Fifty minutes south of Atlanta, past pine and kudzu, Senoia, a one-time railroad and cotton gin town, rises like a well-swept artifact lifted from the pages of Southern Living magazine. All is hospitable — it’s the kind of place where you’d sip a gin and tonic on the front porch — except for “The Walking Dead” store and the cosplay man with an eye patch and sidearm, who leads tourists toward zombie territory at the edge of Main Street.
“The film industry is very much in the fabric of our life,” said Rev. Jesse Dukes of the Legacy Christian Church. His sister is a set designer; the house of his child’s friend appeared in “Avengers: Endgame.” “We did a sermon series on ‘The Walking Dead.’ We wanted to explore how we all struggle with those interests that make us less than human. The zombies are mindless consumers.”
Dukes said much of the debate over abortion falls along generational lines and comes from a fear that what once was will be no more.
“I remind older people here that the world fundamentally changed with the internet,” said Dukes, sipping coffee in an empty vestibule on a humid afternoon. “But a small rural world is a closed community that doesn’t want to change. They feel they’re being flooded with the reality of different perspectives. So they say, ‘Let’s circle the wagons.’ The abortion bill is the latest movement in a culture war. But Hollywood gets disingenuous too. White Southern people are an easy target for caricature.”
Unlike Talley, whose First Senoia Baptist Church is about a mile away, and who leaves no doubt of his opposition to abortion, Dukes believes dilemmas of morality and women’s rights are rarely clear-cut.
“I wouldn’t preach on abortion today. It’s too divisive,” he said. “I know there are women in our congregation who have had abortions. They have experienced deep shame in terms of their faith. It’s incredibly painful. I don’t think it’s a good idea to get up and toe the party line. There are nuances. Both sides are creating these casualties of war. I wonder, between Hollywood and the Southern right, who will be the first to listen.”
J.D. Schwalm has similar feelings. His Innovation Workshop in Atlanta is a neat grid of computerized lathes, battery boxes, drills, metal shavings and computer screens that spin special effects in three dimensions. Depending on the job, the shop employs between 65 and 200 workers. Schwalm stopped and explained how his nitrogen and compressed air cannon lifts stunt cars into the air; he nodded toward a wooden cutout of a Na’vi, the forest-dwelling tribe in James Cameron’s upcoming “Avatar 2.”

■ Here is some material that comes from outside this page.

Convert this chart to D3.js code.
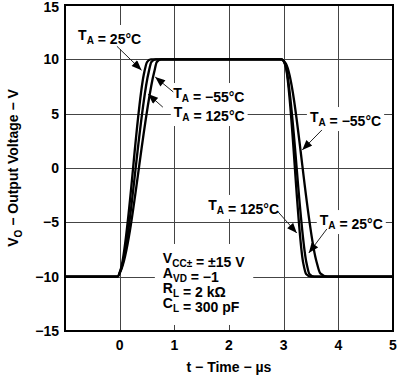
<!DOCTYPE html>
<html lang="en">
<head>
<meta charset="UTF-8">
<title>Output Voltage vs Time</title>
<script src="https://d3js.org/d3.v7.min.js"></script>
<style>
  body { margin: 0; background: #fff; }
  text { font-family: "Liberation Sans", Arial, sans-serif; font-weight: bold; fill: #000; }
</style>
</head>
<body>
<svg width="398" height="376"></svg>
<script>
// voltage follower step response, [time us, volts]
const curve25 = [[-1,-10],[-0.04,-10],[0.02,-9.3],[0.45,8.8],[0.5,9.75],[0.57,10],[2.96,10],[3.04,9.6],[3.6,-8.6],[3.67,-9.7],[3.8,-10],[5,-10]];
const curve125 = [[-1,-10],[-0.04,-10],[0.02,-9.4],[0.53,8.8],[0.58,9.75],[0.66,10],[2.96,10],[3.03,9.5],[3.36,-8.8],[3.41,-9.75],[3.5,-10],[5,-10]];
const curveM55 = [[-1,-10],[-0.04,-10],[0.02,-9.45],[0.63,8.8],[0.68,9.75],[0.76,10],[2.96,10],[3.03,9.5],[3.42,-8.8],[3.47,-9.75],[3.56,-10],[5,-10]];

const xTicks = [0, 1, 2, 3, 4, 5];
const yTicks = [-15, -10, -5, 0, 5, 10, 15];

// temperature callouts: label text, label anchor, arrow start, arrow tip (data units)
const labelTemps = ["25°C", "\u221255°C", "125°C", "\u221255°C", "125°C", "25°C"];
const labelAt = [[-0.76, 11.78], [0.98, 6.44], [0.99, 4.69], [3.48, 4.23], [1.62, -3.86], [3.66, -5.25]];
const arrowFrom = [[-0.05, 11.2], [0.98, 7.0], [0.79, 5.6], [3.70, 3.5], [2.90, -4.05], [3.79, -5.61]];
const arrowTo = [[0.40, 9.0], [0.65, 8.37], [0.52, 6.8], [3.34, 1.66], [3.24, -5.98], [3.46, -7.82]];

const svg = d3.select("svg");
const mLeft = 65, mRight = 393, mTop = 5, mBottom = 331;

const x = d3.scaleLinear().domain([-1, 5]).range([mLeft, mRight]);
const y = d3.scaleLinear().domain([-15, 15]).range([mBottom, mTop]);

svg.append("defs").append("marker")
    .attr("id", "head")
    .attr("markerUnits", "userSpaceOnUse")
    .attr("viewBox", "0 0 10 8")
    .attr("refX", 10).attr("refY", 4)
    .attr("markerWidth", 11).attr("markerHeight", 8)
    .attr("orient", "auto")
  .append("path")
    .attr("d", "M0,0L10,4L0,8Z")
    .attr("fill", "#000");

// grid
const grid = svg.append("g");
grid.selectAll(".gx").data([0, 1, 2, 3, 4]).enter().append("line")
    .attr("x1", d => Math.round(x(d)) + 0.5).attr("x2", d => Math.round(x(d)) + 0.5)
    .attr("y1", mTop).attr("y2", mBottom)
    .attr("stroke", "#444").attr("stroke-width", 1);
grid.selectAll(".gy").data([-10, -5, 0, 5, 10]).enter().append("line")
    .attr("y1", d => Math.round(y(d)) + 0.5).attr("y2", d => Math.round(y(d)) + 0.5)
    .attr("x1", mLeft).attr("x2", mRight)
    .attr("stroke", "#444").attr("stroke-width", 1);

// labels with white boxes that break the grid
const labels = svg.append("g");
function subText(g, parts) {
  const t = g.append("text").attr("font-size", 14);
  parts.forEach(p => {
    if (p.sub) {
      t.append("tspan").attr("font-size", 10).attr("dy", 4).text(p.sub);
      t.append("tspan").attr("dy", -4).text("");
    } else {
      t.append("tspan").text(p.txt);
    }
  });
  return t;
}

labelTemps.forEach((temp, i) => {
  const g = labels.append("g").attr("transform", `translate(${x(labelAt[i][0])},${y(labelAt[i][1])})`);
  const t = subText(g, [{txt: "T"}, {sub: "A"}, {txt: " = " + temp}]);
  const bb = t.node().getBBox();
  g.insert("rect", "text")
    .attr("x", bb.x - 3).attr("y", bb.y - 2)
    .attr("width", bb.width + 6).attr("height", bb.height + 4)
    .attr("fill", "#fff");
});

// conditions block
const cond = labels.append("g").attr("transform", `translate(${x(0.79)},${y(-8.74)})`);
const condLines = [
  [{txt: "V"}, {sub: "CC\u00b1"}, {txt: " = \u00b115 V"}],
  [{txt: "A"}, {sub: "VD"}, {txt: " = \u22121"}],
  [{txt: "R"}, {sub: "L"}, {txt: " = 2 k\u03a9"}],
  [{txt: "C"}, {sub: "L"}, {txt: " = 300 pF"}]
];
const condG = cond.append("g");
condLines.forEach((parts, i) => {
  const g = condG.append("g").attr("transform", `translate(0,${i * 15})`);
  subText(g, parts);
});
const cb = condG.node().getBBox();
cond.insert("rect", "g")
    .attr("x", cb.x - 8).attr("y", cb.y - 6)
    .attr("width", cb.width + 16).attr("height", cb.height + 16)
    .attr("fill", "#fff");

// curves
const line = d3.line().x(d => x(d[0])).y(d => y(d[1])).curve(d3.curveMonotoneX);
svg.append("g").selectAll("path").data([curve25, curve125, curveM55]).enter().append("path")
    .attr("d", line)
    .attr("fill", "none")
    .attr("stroke", "#000")
    .attr("stroke-width", 2.3);

// arrows
svg.append("g").selectAll("line").data(arrowFrom).enter().append("line")
    .attr("x1", d => x(d[0])).attr("y1", d => y(d[1]))
    .attr("x2", (d, i) => x(arrowTo[i][0])).attr("y2", (d, i) => y(arrowTo[i][1]))
    .attr("stroke", "#222").attr("stroke-width", 1)
    .attr("marker-end", "url(#head)");

// frame
svg.append("rect")
    .attr("x", mLeft).attr("y", mTop)
    .attr("width", mRight - mLeft).attr("height", mBottom - mTop)
    .attr("fill", "none").attr("stroke", "#000").attr("stroke-width", 2);

// tick labels
svg.selectAll(".xt").data(xTicks).enter().append("text")
    .attr("x", d => x(d)).attr("y", mBottom + 19)
    .attr("text-anchor", "middle").attr("font-size", 14)
    .text(d => d);
svg.selectAll(".yt").data(yTicks).enter().append("text")
    .attr("x", mLeft - 6).attr("y", d => Math.max(y(d) + 5, 12))
    .attr("text-anchor", "end").attr("font-size", 14)
    .text(d => d < 0 ? "\u2212" + Math.abs(d) : d);

// axis titles
svg.append("text")
    .attr("x", (mLeft + mRight) / 2).attr("y", 372)
    .attr("text-anchor", "middle").attr("font-size", 14)
    .text("t \u2212 Time \u2212 \u00b5s");

const yt = svg.append("text")
    .attr("transform", `translate(18,${(mTop + mBottom) / 2}) rotate(-90)`)
    .attr("text-anchor", "middle").attr("font-size", 14);
yt.append("tspan").text("V");
yt.append("tspan").attr("font-size", 10).attr("dy", 4).text("O");
yt.append("tspan").attr("dy", -4).text(" \u2212 Output Voltage \u2212 V");
</script>
</body>
</html>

“I’m pretty heavily rooted in Georgia now,” said Schwalm, who moved here after working on “The Fate of the Furious.” If Hollywood left the state over the abortion bill, he said, “It’s not going to have as big an impact as people think. Look at all the swinging cranes over Atlanta. But the politics of it all is scary.”

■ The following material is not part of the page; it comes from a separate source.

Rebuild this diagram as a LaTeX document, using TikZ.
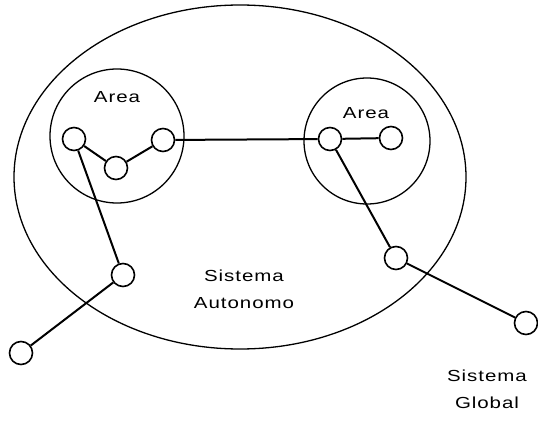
\documentclass[tikz,border=0pt]{standalone}
\usepackage{fontspec}
\setsansfont{Liberation Sans}[LetterSpace=6,FakeStretch=1.28]
\begin{document}
\begin{tikzpicture}[x=1pt,y=-1pt,
  host/.style={circle,draw,line width=1.6pt,fill=white,minimum size=23pt,inner sep=0pt},
  link/.style={line width=2pt},
  region/.style={line width=1.3pt},
  lbl/.style={font=\sffamily\fontsize{16}{27}\selectfont,align=center,inner sep=0pt}]
\useasboundingbox (0,0) rectangle (538,423);
% outer autonomous system
\draw[region] (240,177) ellipse [x radius=226, y radius=172];
% areas
\draw[region] (117,136) circle [radius=67];
\draw[region] (367,141) circle [radius=63];
% hosts
\node[host] (a1) at (74,139) {};
\node[host] (a2) at (116,168) {};
\node[host] (a3) at (163,140) {};
\node[host] (b1) at (330,139) {};
\node[host] (b2) at (391,138) {};
\node[host] (c) at (123,275) {};
\node[host] (d) at (21,353) {};
\node[host] (e) at (396,258) {};
\node[host] (f) at (526,323) {};
% links
\draw[link] (a1) -- (a2);
\draw[link] (a2) -- (a3);
\draw[link] (a3) -- (b1);
\draw[link] (b1) -- (b2);
\draw[link] (a1) -- (c);
\draw[link] (c) -- (d);
\draw[link] (b1) -- (e);
\draw[link] (e) -- (f);
% labels
\node[lbl] (la) at (117,97) {Area};
\node[lbl] (lb) at (366,113) {Area};
\node[lbl] (ls) at (244,289) {Sistema\\Autonomo};
\node[lbl] (lg) at (487,389) {Sistema\\Global};
\end{tikzpicture}
\end{document}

After he won the Academy Award this year for “First Man,” Schwalm was asked by Gov. Kemp’s office how Hollywood might react to an abortion ban. He answered that there would be calls for a boycott. Since Kemp signed the bill into law last month, Schwalm, who has two small sons, has wondered how to reconcile the liberal industry that gives him work with the conservative state he has adopted.
“I’m so against this bill,” he said. “What’s going on in Georgia politics is happening across the country. Everyone is thinking short term. From the president to Congress, it’s all about enacting as much change as they can while they’re in power. It’s not good for the country’s future. The point of our Constitution is for people to meet in the middle. That’s not happening.”